### SOURCE RECORDS
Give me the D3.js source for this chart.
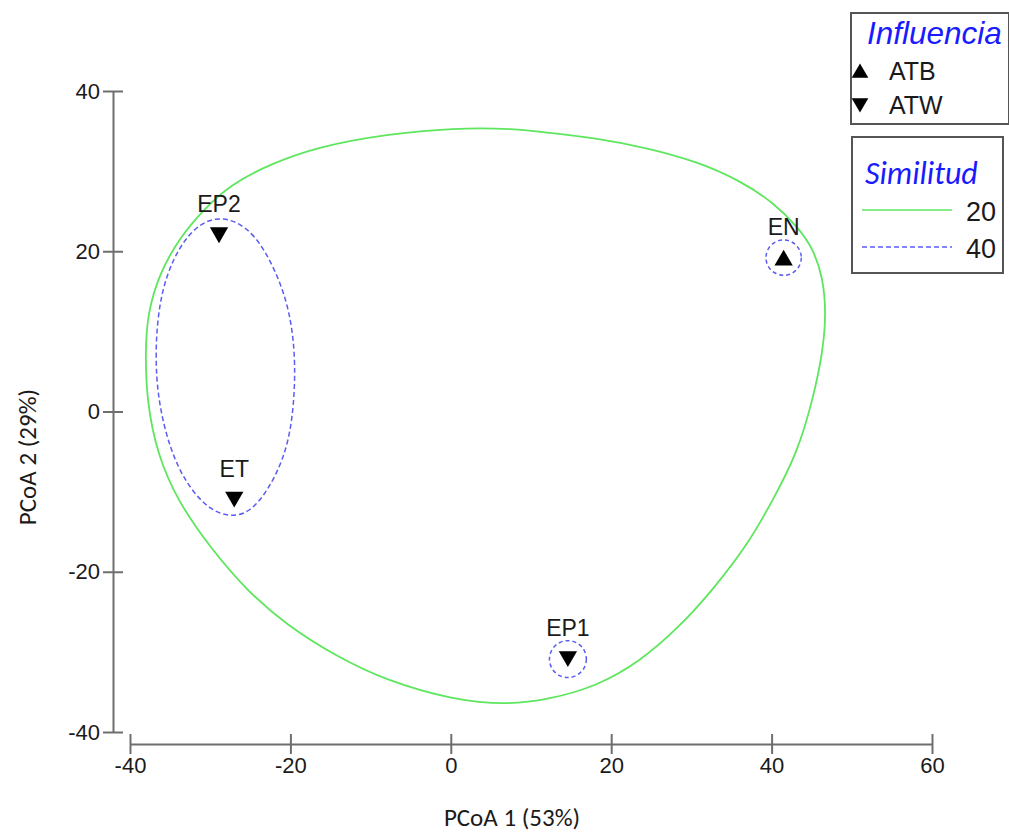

...

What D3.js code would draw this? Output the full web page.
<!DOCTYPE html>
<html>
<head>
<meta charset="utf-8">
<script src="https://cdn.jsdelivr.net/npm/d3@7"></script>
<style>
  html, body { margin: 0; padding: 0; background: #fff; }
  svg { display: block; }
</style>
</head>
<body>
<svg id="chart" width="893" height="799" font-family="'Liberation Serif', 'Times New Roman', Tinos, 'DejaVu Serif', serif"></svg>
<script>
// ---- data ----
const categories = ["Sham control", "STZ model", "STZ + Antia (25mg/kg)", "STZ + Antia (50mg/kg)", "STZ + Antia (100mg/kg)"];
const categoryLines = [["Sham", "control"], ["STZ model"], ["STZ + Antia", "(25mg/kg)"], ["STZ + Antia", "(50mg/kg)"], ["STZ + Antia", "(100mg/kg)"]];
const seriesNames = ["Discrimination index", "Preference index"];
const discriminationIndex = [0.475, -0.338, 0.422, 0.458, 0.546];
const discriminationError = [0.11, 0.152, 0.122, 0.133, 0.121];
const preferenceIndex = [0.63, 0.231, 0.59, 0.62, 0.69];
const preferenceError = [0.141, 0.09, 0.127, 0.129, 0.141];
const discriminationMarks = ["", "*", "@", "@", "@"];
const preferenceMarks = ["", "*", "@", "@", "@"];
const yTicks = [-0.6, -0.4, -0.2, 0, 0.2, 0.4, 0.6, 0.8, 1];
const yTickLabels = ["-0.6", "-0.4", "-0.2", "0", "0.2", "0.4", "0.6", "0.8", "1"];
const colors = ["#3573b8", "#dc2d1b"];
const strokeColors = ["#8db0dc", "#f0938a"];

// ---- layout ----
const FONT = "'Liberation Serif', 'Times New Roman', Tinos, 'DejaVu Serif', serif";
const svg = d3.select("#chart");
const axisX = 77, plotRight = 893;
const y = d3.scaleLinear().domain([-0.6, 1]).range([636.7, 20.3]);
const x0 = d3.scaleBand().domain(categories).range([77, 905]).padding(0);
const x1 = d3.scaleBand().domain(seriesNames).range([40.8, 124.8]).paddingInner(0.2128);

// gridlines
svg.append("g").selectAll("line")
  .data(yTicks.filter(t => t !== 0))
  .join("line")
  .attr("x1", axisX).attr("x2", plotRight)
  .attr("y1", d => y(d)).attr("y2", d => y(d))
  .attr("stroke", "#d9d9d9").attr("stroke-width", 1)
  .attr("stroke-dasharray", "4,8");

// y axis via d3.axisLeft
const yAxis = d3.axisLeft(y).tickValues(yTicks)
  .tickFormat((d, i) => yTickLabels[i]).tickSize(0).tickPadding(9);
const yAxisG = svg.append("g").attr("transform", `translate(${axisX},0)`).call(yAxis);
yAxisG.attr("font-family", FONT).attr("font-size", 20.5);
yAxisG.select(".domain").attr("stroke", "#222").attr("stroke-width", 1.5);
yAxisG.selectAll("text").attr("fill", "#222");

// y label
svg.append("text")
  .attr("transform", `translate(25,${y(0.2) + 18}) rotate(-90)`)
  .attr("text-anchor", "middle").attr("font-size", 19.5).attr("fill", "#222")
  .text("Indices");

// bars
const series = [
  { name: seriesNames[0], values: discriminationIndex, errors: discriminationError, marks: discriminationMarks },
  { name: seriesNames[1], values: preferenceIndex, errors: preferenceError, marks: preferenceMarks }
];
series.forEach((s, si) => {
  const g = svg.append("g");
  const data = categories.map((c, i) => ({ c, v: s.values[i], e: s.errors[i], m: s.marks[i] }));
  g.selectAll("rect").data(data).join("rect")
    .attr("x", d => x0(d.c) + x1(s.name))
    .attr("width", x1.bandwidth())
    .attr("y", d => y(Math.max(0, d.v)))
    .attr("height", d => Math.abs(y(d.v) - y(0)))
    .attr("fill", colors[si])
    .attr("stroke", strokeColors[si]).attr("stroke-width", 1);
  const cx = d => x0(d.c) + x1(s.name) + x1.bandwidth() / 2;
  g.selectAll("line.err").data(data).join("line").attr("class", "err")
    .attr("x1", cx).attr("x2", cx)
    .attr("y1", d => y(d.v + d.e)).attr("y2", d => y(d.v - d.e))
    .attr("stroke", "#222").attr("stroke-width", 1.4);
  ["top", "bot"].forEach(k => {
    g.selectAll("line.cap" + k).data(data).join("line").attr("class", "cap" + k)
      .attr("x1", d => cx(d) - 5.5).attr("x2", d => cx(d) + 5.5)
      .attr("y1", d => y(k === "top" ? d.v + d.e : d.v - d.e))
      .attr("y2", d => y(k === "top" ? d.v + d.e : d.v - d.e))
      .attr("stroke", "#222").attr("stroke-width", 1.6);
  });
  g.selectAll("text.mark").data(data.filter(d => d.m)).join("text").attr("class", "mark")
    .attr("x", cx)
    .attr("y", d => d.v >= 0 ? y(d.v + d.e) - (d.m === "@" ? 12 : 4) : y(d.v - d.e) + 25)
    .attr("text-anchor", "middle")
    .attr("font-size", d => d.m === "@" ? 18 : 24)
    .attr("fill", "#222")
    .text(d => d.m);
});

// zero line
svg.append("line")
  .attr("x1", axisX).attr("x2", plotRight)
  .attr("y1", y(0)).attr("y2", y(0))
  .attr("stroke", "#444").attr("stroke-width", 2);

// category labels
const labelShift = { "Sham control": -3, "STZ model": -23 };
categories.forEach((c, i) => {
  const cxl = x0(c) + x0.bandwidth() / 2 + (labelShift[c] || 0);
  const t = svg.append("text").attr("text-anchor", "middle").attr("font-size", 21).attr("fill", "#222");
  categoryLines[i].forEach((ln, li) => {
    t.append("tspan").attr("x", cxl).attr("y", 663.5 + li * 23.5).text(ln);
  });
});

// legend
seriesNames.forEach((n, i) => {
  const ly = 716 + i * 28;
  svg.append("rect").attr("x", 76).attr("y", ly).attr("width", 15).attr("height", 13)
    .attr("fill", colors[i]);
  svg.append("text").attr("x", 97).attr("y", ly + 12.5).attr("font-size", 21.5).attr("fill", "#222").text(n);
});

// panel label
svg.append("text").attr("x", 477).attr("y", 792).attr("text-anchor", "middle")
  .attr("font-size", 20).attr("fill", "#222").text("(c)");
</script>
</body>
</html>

### YOUR GOAL
Only a number is wanted: how many lines above include "this"?

### RESPONSE BELOW
2